----- Given information -----
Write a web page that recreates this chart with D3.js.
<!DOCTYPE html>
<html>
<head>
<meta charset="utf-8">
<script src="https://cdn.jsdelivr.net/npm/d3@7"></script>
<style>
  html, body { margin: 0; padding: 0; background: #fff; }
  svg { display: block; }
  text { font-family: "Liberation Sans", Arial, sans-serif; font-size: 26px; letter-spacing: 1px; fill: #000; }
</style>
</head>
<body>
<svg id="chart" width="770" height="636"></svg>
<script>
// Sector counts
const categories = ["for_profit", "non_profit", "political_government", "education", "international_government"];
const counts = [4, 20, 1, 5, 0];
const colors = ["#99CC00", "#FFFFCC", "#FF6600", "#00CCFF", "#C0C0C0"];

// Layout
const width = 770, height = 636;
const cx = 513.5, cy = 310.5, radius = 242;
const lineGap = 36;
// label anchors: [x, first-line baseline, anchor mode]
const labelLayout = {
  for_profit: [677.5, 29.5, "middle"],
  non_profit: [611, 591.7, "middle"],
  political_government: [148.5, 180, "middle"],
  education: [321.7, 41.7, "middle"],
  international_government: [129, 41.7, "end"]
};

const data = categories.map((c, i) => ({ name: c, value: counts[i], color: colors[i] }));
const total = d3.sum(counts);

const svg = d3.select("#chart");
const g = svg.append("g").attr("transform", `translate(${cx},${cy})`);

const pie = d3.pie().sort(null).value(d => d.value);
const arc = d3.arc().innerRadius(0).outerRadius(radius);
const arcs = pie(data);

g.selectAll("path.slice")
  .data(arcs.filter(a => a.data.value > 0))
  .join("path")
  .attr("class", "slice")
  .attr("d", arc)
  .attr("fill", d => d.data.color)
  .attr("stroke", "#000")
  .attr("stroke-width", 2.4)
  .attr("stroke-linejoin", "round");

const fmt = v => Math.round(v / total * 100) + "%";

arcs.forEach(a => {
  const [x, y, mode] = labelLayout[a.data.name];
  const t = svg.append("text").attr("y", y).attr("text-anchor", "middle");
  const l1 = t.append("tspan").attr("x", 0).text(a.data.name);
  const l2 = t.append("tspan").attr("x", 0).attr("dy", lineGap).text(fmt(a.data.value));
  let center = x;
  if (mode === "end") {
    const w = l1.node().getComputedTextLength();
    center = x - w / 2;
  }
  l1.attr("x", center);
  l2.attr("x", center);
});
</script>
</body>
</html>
-----
Objective = Take the material above and return all of it exactly.

The answer =
Write a web page that recreates this chart with D3.js.
<!DOCTYPE html>
<html>
<head>
<meta charset="utf-8">
<script src="https://cdn.jsdelivr.net/npm/d3@7"></script>
<style>
  html, body { margin: 0; padding: 0; background: #fff; }
  svg { display: block; }
  text { font-family: "Liberation Sans", Arial, sans-serif; font-size: 26px; letter-spacing: 1px; fill: #000; }
</style>
</head>
<body>
<svg id="chart" width="770" height="636"></svg>
<script>
// Sector counts
const categories = ["for_profit", "non_profit", "political_government", "education", "international_government"];
const counts = [4, 20, 1, 5, 0];
const colors = ["#99CC00", "#FFFFCC", "#FF6600", "#00CCFF", "#C0C0C0"];

// Layout
const width = 770, height = 636;
const cx = 513.5, cy = 310.5, radius = 242;
const lineGap = 36;
// label anchors: [x, first-line baseline, anchor mode]
const labelLayout = {
  for_profit: [677.5, 29.5, "middle"],
  non_profit: [611, 591.7, "middle"],
  political_government: [148.5, 180, "middle"],
  education: [321.7, 41.7, "middle"],
  international_government: [129, 41.7, "end"]
};

const data = categories.map((c, i) => ({ name: c, value: counts[i], color: colors[i] }));
const total = d3.sum(counts);

const svg = d3.select("#chart");
const g = svg.append("g").attr("transform", `translate(${cx},${cy})`);

const pie = d3.pie().sort(null).value(d => d.value);
const arc = d3.arc().innerRadius(0).outerRadius(radius);
const arcs = pie(data);

g.selectAll("path.slice")
  .data(arcs.filter(a => a.data.value > 0))
  .join("path")
  .attr("class", "slice")
  .attr("d", arc)
  .attr("fill", d => d.data.color)
  .attr("stroke", "#000")
  .attr("stroke-width", 2.4)
  .attr("stroke-linejoin", "round");

const fmt = v => Math.round(v / total * 100) + "%";

arcs.forEach(a => {
  const [x, y, mode] = labelLayout[a.data.name];
  const t = svg.append("text").attr("y", y).attr("text-anchor", "middle");
  const l1 = t.append("tspan").attr("x", 0).text(a.data.name);
  const l2 = t.append("tspan").attr("x", 0).attr("dy", lineGap).text(fmt(a.data.value));
  let center = x;
  if (mode === "end") {
    const w = l1.node().getComputedTextLength();
    center = x - w / 2;
  }
  l1.attr("x", center);
  l2.attr("x", center);
});
</script>
</body>
</html>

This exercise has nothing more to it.